Il s’agira de développer cette perspective de Mami-Wata pour regarder le pouvoir néo-colonial depuis sa captation de l’imaginaire et des subjectivités. Le programme épistémologique et méthodologique du négo-féminisme d’Obioma Nnaemeka (2004) sera essentiel pour interroger les apparitions de Mami-Wata comme une négociation avec le pouvoir. Existe-t’il une forme de subjectivité et d’imaginaire en dehors du travail accaparé et prescrit par les pouvoirs en place ? Comment les rêves qui confrontent les femmes à Mami-Wata participent-ils à fabriquer une conscience de classe ?
Axe 2. penser la violence dans le travail au prisme du travail gratuit :
observer le continuum des violences dans le secteur périscolaire en banlieue parisienne
Le deuxième axe de recherche aura pour objet d’observer le continuum des violences dans les activités périscolaires rémunérées pour interroger les violences structurelles de la féminisation du travail salarié. Cet axe de recherche vise à observer les violences dans le travail au prisme du travail gratuit (Simonet, 2018). Comment la dimension émotionnelle et relationnelle du travail éducatif (Hochschild, 1979) produit une aliénation des subjectivités et une mise au travail gratuit des stéréotypes de genre et de race ? Comment les travailleuses négocient des langages semi-autonomes de la respectabilité à travers ces mises en scène du genre et de la race (Skeggs, 1997) ?
Suite à une pré-enquête dans deux villes de la région parisienne, l’observation de l’organisation du travail éducatif périscolaire à l’échelle d’une municipalité m’est apparue essentielle pour analyser la face invisibilisée des violences du capitalisme cognitif. Une production localisée et mal rémunérée (Sassen, 2006) qui est assurée par des personnes blanches et racisées des classes populaires de nationalité française, et majoritairement femmes, et par des femmes racisées migrantes des Suds (Parrenas, 2015). L’échelle municipale permet d’interroger le rôle de l’Etat intégral (Gramsci, 1948) dans l’organisation de la précarité des contrats de travail (contractuel, vacataire, bénévole) et les phénomènes d’intermittence des relations de travail (Corsani, 2001) : entre le secteur public et le secteur privé (via les agences intermédiaires privées de placement), entre le travail salarié et le travail indépendant et/ou informel (via les plateformes du type ‘allô voisins’ et les relations communautaires).

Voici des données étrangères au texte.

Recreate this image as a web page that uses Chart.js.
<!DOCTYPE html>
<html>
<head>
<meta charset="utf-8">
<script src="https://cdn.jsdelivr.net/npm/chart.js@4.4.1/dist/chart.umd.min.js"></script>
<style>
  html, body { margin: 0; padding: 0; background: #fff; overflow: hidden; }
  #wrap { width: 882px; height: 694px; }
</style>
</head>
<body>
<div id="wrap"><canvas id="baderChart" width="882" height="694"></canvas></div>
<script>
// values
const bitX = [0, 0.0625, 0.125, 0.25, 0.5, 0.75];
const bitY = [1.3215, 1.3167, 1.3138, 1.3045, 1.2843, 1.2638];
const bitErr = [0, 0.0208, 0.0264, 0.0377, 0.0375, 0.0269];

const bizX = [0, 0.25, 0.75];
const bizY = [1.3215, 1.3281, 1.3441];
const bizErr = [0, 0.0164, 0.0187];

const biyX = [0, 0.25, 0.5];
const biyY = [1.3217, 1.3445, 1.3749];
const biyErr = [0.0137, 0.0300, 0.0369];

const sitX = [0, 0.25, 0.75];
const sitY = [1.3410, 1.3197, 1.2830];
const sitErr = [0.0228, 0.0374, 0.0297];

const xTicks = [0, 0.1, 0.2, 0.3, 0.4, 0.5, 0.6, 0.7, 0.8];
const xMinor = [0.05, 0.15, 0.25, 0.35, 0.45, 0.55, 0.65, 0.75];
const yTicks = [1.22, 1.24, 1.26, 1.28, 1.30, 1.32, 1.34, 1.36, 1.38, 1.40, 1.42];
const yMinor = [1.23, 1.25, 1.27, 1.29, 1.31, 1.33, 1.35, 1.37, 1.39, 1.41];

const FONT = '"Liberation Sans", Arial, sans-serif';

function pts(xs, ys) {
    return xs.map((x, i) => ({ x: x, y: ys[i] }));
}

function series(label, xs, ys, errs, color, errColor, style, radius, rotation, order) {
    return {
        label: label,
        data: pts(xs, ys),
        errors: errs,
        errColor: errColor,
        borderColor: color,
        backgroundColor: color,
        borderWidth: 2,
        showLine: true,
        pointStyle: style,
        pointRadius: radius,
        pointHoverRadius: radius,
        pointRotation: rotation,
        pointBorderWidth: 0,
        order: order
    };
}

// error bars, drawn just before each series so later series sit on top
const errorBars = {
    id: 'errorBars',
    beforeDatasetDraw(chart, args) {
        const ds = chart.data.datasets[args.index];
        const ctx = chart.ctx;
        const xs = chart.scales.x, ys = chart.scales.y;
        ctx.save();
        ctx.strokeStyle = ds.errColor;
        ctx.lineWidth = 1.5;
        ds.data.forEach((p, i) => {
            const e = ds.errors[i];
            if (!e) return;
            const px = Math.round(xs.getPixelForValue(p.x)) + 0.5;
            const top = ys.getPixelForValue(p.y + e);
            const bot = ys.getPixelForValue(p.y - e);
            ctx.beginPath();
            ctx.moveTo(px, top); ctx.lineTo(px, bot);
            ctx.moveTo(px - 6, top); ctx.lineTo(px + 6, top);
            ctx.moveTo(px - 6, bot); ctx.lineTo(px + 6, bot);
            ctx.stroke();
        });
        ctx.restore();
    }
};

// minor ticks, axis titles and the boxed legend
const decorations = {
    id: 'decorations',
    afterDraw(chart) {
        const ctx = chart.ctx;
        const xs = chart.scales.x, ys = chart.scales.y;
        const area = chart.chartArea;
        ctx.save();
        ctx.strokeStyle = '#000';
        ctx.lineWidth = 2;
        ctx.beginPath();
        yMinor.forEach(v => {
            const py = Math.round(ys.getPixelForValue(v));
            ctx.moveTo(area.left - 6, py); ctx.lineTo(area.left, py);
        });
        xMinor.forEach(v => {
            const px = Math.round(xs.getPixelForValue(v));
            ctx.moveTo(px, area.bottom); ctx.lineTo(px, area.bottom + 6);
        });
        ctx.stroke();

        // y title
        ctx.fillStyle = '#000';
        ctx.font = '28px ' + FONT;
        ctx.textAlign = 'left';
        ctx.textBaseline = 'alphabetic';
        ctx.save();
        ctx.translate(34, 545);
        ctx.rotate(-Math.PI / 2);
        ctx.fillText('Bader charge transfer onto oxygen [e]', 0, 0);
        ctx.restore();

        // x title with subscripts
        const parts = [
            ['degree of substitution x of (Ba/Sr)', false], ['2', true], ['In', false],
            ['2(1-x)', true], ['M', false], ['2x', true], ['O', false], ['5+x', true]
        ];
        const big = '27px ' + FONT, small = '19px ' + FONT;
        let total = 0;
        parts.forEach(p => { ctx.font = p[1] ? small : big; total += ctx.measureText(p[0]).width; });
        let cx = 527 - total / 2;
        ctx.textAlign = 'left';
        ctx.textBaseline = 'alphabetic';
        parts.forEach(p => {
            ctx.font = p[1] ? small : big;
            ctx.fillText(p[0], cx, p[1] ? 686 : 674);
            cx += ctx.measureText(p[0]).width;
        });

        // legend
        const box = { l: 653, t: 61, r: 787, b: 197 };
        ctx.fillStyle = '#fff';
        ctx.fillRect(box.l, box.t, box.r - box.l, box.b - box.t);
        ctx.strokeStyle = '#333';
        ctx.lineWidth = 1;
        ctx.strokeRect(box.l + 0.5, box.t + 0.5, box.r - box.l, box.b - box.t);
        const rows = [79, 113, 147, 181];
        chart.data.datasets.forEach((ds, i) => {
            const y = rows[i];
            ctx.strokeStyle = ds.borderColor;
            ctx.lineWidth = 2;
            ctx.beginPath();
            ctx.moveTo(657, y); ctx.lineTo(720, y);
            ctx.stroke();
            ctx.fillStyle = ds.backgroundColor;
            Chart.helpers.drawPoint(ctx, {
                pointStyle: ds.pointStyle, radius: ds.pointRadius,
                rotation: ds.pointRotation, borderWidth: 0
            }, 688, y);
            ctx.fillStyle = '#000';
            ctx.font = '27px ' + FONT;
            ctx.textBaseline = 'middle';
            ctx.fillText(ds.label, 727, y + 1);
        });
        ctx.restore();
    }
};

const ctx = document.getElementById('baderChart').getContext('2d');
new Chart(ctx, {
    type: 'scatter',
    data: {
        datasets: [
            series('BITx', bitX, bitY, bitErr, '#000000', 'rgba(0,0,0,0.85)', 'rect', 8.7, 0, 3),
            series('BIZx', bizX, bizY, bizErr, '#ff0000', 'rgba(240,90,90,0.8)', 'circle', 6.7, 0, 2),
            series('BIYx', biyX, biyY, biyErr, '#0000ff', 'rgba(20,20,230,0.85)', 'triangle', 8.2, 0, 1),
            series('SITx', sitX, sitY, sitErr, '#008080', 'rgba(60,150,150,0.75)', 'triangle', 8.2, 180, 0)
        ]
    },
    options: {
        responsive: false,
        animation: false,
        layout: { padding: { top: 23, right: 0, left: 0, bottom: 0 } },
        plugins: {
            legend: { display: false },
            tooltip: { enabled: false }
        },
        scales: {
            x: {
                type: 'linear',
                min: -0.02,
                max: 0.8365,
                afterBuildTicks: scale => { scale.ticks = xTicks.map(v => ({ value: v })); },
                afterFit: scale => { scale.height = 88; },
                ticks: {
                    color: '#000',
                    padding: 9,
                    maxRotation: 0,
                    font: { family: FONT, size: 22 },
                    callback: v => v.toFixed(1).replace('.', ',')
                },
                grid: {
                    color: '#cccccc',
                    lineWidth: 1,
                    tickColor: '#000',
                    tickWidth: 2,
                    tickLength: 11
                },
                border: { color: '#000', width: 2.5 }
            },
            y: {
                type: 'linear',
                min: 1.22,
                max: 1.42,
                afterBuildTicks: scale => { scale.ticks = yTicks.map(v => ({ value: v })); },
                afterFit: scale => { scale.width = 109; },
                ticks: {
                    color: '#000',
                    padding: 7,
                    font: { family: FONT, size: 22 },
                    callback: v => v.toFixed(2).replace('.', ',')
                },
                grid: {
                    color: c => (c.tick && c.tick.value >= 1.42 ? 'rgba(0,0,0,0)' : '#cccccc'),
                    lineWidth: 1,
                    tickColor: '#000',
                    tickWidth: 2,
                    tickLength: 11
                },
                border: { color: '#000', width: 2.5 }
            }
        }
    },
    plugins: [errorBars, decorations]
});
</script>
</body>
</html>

L’enquête inscrira le harcèlement moral, le harcèlement sexuel et les accidents du travail dans la continuité de l’aliénation des corps et des émotions, de la mise au travail et de l’appropriation du travail reproductif (Brown, 1992). L’enquête sur les violences inter-individuelles interrogera la relation entre les violences physiques, morales et sexuelles, la perte d’autonomie des subjectivités (Lieber, 2008), la baisse de l’autonomie de la pensée (Hirigoyen, 2003) et le sabotage de l’autonomie relationnelle (Stoljar et Mackenzie, 2000). L’enquête devra effectivement aussi prendre en compte le rôle du secteur périscolaire dans la régulation sociale des intimités, voir, dans certaines histoires locales, une fonction d’accaparement des relations communautaires.